Friday, July 16, 2010

7/11/10: goooooal!

We’re sitting in a little pub across from our hotel—meaning a townie pub off the main drag—called The Bear. There’s a polar bear on the roof. I’m drinking a Guinness and, theoretically at least, watching the final game of the World Cup. I feel terribly cosmopolitan. There are English flags strung around the room and a big American flag with a sign taped to it that says “No Chance.” What I like about pubs is, even during the final game of the World Cup, they’re quiet and well-lit. I am a nerd.

Today was our most relaxed day yet, which probably had a lot to do with spending two hours of it on a purple shuttle bus to and from Stonehenge. It’s good to have a leader. It’s good to sit.

Cathy warned us that Stonehenge would be small and crowded. It was small and crowded. I’d only come along in the spirit of family togetherness, but when I got there, I was nevertheless like, “This is bullshit.” Then I listened to my little headset and got kind of into the…

[Spain just won—woo-hoo! I guess.]

…different myths of how and why Stonehenge came to be. I mean, it’s really fuckin’ old. Think of the oldest thing you can think of, and Stonehenge was already an ancient ruin when it started.

After lunch we split up and my dad and I…

[Wait, AK just said Spain didn’t win. They just scored. Goooooal!]

[My sister: “They should make the goal bigger so the kicks don’t get blocked so easily.”]

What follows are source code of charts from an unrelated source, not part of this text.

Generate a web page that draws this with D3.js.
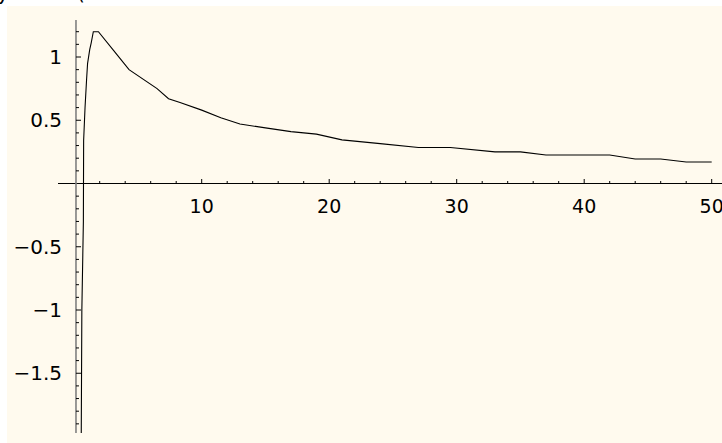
<!DOCTYPE html>
<html><head><meta charset="utf-8">
<script src="https://cdn.jsdelivr.net/npm/d3@7"></script>
<style>html,body{margin:0;padding:0;background:#fff;overflow:hidden}</style>
</head><body>
<svg id="c" width="722" height="443"></svg>
<script>
const xs = [0.55,0.6,0.72,0.74,0.85,0.97,1.05,1.22,1.33,1.5,1.9,3.1,4.3,6.5,7.4,8.3,10,11.5,13,15,17,19,21,24,27,29.5,33,35,37,42,44,46,48,50];
const ys = [-2.05,-1.0,-0.3,0.34,0.6,0.82,0.95,1.06,1.11,1.2,1.2,1.05,0.9,0.75,0.67,0.64,0.58,0.52,0.47,0.44,0.41,0.39,0.345,0.315,0.285,0.285,0.25,0.25,0.225,0.225,0.194,0.194,0.17,0.17];
const xMajor = [10,20,30,40,50];
const yMajor = [-1.5,-1,-0.5,0.5,1];
const yMajorLabels = ["\u22121.5","\u22121","\u22120.5","0.5","1"];

const svg = d3.select("#c");
svg.append("rect").attr("x",7).attr("y",6).attr("width",715).attr("height",437).attr("fill","#fffaee");
// cut-off title fragments
svg.append("text").attr("x",-3).attr("y",0).attr("font-family","DejaVu Sans").attr("font-size",20).text("y");
svg.append("text").attr("x",77).attr("y",0).attr("font-family","DejaVu Sans").attr("font-size",20).text("(");

const x = d3.scaleLinear().domain([0,50]).range([74.2,711.7]);
const y = d3.scaleLinear().domain([0,1]).range([183.5,57]);
const x0 = 0.14;

svg.append("clipPath").attr("id","cp").append("rect")
  .attr("x",x(x0)).attr("y",20).attr("width",722).attr("height",413);

// x axis
svg.append("line").attr("x1",58).attr("x2",722).attr("y1",y(0)).attr("y2",y(0)).attr("stroke","#000").attr("stroke-width",1);
const xMinor = d3.range(2,51,2).filter(v=>v%10!==0);
svg.selectAll(".xm").data(xMinor).join("line")
  .attr("x1",d=>x(d)).attr("x2",d=>x(d)).attr("y1",y(0)).attr("y2",y(0)-2.5).attr("stroke","#000");
svg.selectAll(".xM").data(xMajor).join("line")
  .attr("x1",d=>x(d)).attr("x2",d=>x(d)).attr("y1",y(0)).attr("y2",y(0)-4.5).attr("stroke","#000");
svg.selectAll(".xl").data(xMajor).join("text")
  .attr("x",d=>x(d)).attr("y",213).attr("text-anchor","middle")
  .attr("font-family","DejaVu Sans").attr("font-size",19).text(d=>d);

// y axis
svg.append("line").attr("x1",x(x0)).attr("x2",x(x0)).attr("y1",20).attr("y2",433).attr("stroke","#808080").attr("stroke-width",1.6);
const yMinor = d3.range(-19,13).map(v=>v/10).filter(v=>Math.abs(v*2-Math.round(v*2))>1e-9);
svg.selectAll(".ym").data(yMinor).join("line")
  .attr("x1",x(x0)).attr("x2",x(x0)+3).attr("y1",d=>y(d)).attr("y2",d=>y(d)).attr("stroke","#000");
svg.selectAll(".yM").data(yMajor).join("line")
  .attr("x1",x(x0)).attr("x2",x(x0)+5).attr("y1",d=>y(d)).attr("y2",d=>y(d)).attr("stroke","#000");
svg.selectAll(".yl").data(yMajor).join("text")
  .attr("x",62).attr("y",d=>y(d)).attr("dy","0.36em").attr("text-anchor","end")
  .attr("font-family","DejaVu Sans").attr("font-size",20).text((d,i)=>yMajorLabels[i]);

// curve
const pts = xs.map((v,i)=>[v,ys[i]]);
svg.append("path").attr("clip-path","url(#cp)")
  .attr("d", d3.line().x(d=>x(d[0])).y(d=>y(d[1]))(pts))
  .attr("fill","none").attr("stroke","#000").attr("stroke-width",1.1);
</script>
</body></html>
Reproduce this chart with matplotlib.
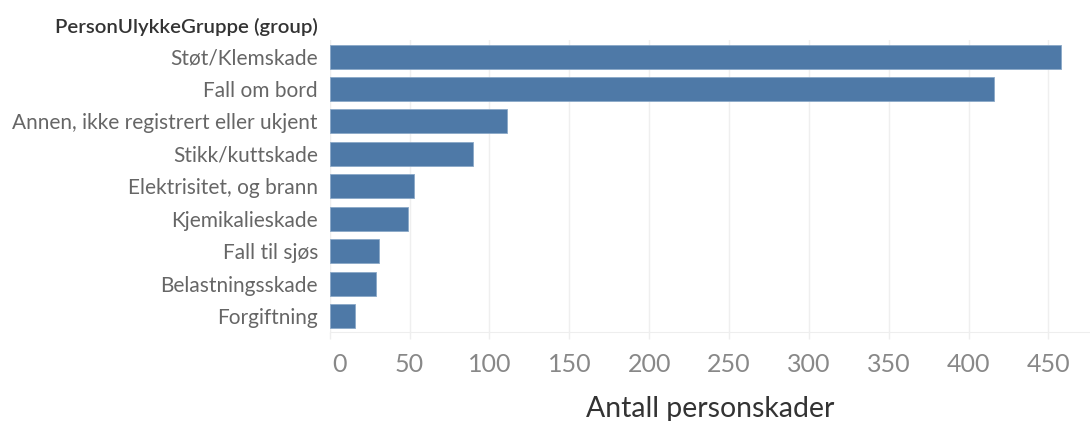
import matplotlib.pyplot as plt
from matplotlib.transforms import ScaledTranslation

categories = [
    "Støt/Klemskade",
    "Fall om bord",
    "Annen, ikke registrert eller ukjent",
    "Stikk/kuttskade",
    "Elektrisitet, og brann",
    "Kjemikalieskade",
    "Fall til sjøs",
    "Belastningsskade",
    "Forgiftning",
]
values = [458, 416, 111, 90, 53, 49, 31, 29, 16]
x_ticks = [0, 50, 100, 150, 200, 250, 300, 350, 400, 450]

plt.rcParams["font.family"] = ["Lato", "DejaVu Sans"]

fig = plt.figure(figsize=(10.9, 4.21), dpi=100)
ax = fig.add_axes([329.7 / 1090, 88.7 / 421, 1 - 329.7 / 1090, 292 / 421])

ypos = list(range(len(categories)))
ax.barh(ypos, values, height=0.74, color="#4e79a7", edgecolor="#8aa8c8",
        linewidth=0.6, zorder=3)
ax.set_ylim(len(categories) - 0.5, -0.5)
ax.set_xlim(0, 476)

ax.set_yticks(ypos)
ax.set_yticklabels(categories, fontsize=15, color="#666666")
ax.tick_params(axis="y", length=0, pad=8.5)

ax.set_xticks(x_ticks)
ax.set_xticklabels([str(t) for t in x_ticks], fontsize=18, color="#888888")
ax.tick_params(axis="x", length=5, width=1, color="#eeeeee", pad=10)
# Tableau nudges the first label inwards
first = ax.get_xticklabels()[0]
first.set_transform(first.get_transform() + ScaledTranslation(10 / 100, 0, fig.dpi_scale_trans))

ax.grid(axis="x", color="#efefef", linewidth=1, zorder=0)
for side in ["top", "right", "left"]:
    ax.spines[side].set_visible(False)
ax.spines["bottom"].set_color("#eeeeee")

ax.set_xlabel("Antall personskader", fontsize=20.4, color="#333333", labelpad=14)

fig.text(318 / 1090, 1 - 27 / 421, "PersonUlykkeGruppe (group)", ha="right",
         va="center", fontsize=14.7, fontweight="semibold", color="#333333")

fig.savefig("out.png", dpi=100)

…went to the Museum of Bath at Work. It was good to spend some one-on-one time with him. Sometimes I’m just a surly teenager, saying a glorified version of, “Dad, you’re embarrassing me.” But on our own, he can’t get caught up in trying to solve everyone’s problems, and I can’t get caught up in trying to stop him.

The museum was devoted to everyday people doing everyday things. You know, like mining limestone and bottling mineral water. The woman who ran it was very smart and serious. I felt like she disapproved of the bachelorette activities going on at the bottom of the hill.

My dad had a lot of questions about the limestone and street pavers. One of his great hobbies is figuring out how old cement is. (“Oh, wow, you found a cement museum,” my sister said to me sympathetically, imagining how many days he could spend there.) But cobblestone throws him off.

Okay, so I guess Spain did win. Que viva la España!

1 comment:

Claire said...

I remember Dave of Blogography saying you have to pay extra and make reservations way in advance to see Stonehenge up close and with less people. Kind of takes the mystery out when it's swarmed... well, speaking as someone always patiently waiting for people to get the frak out of my frame. (Mom says you need them for scale. Whatevs. ;)

I like 1 on 1 time with my Dad too. Reminds me neither of us is really all that quiet, Mom just talks a lot.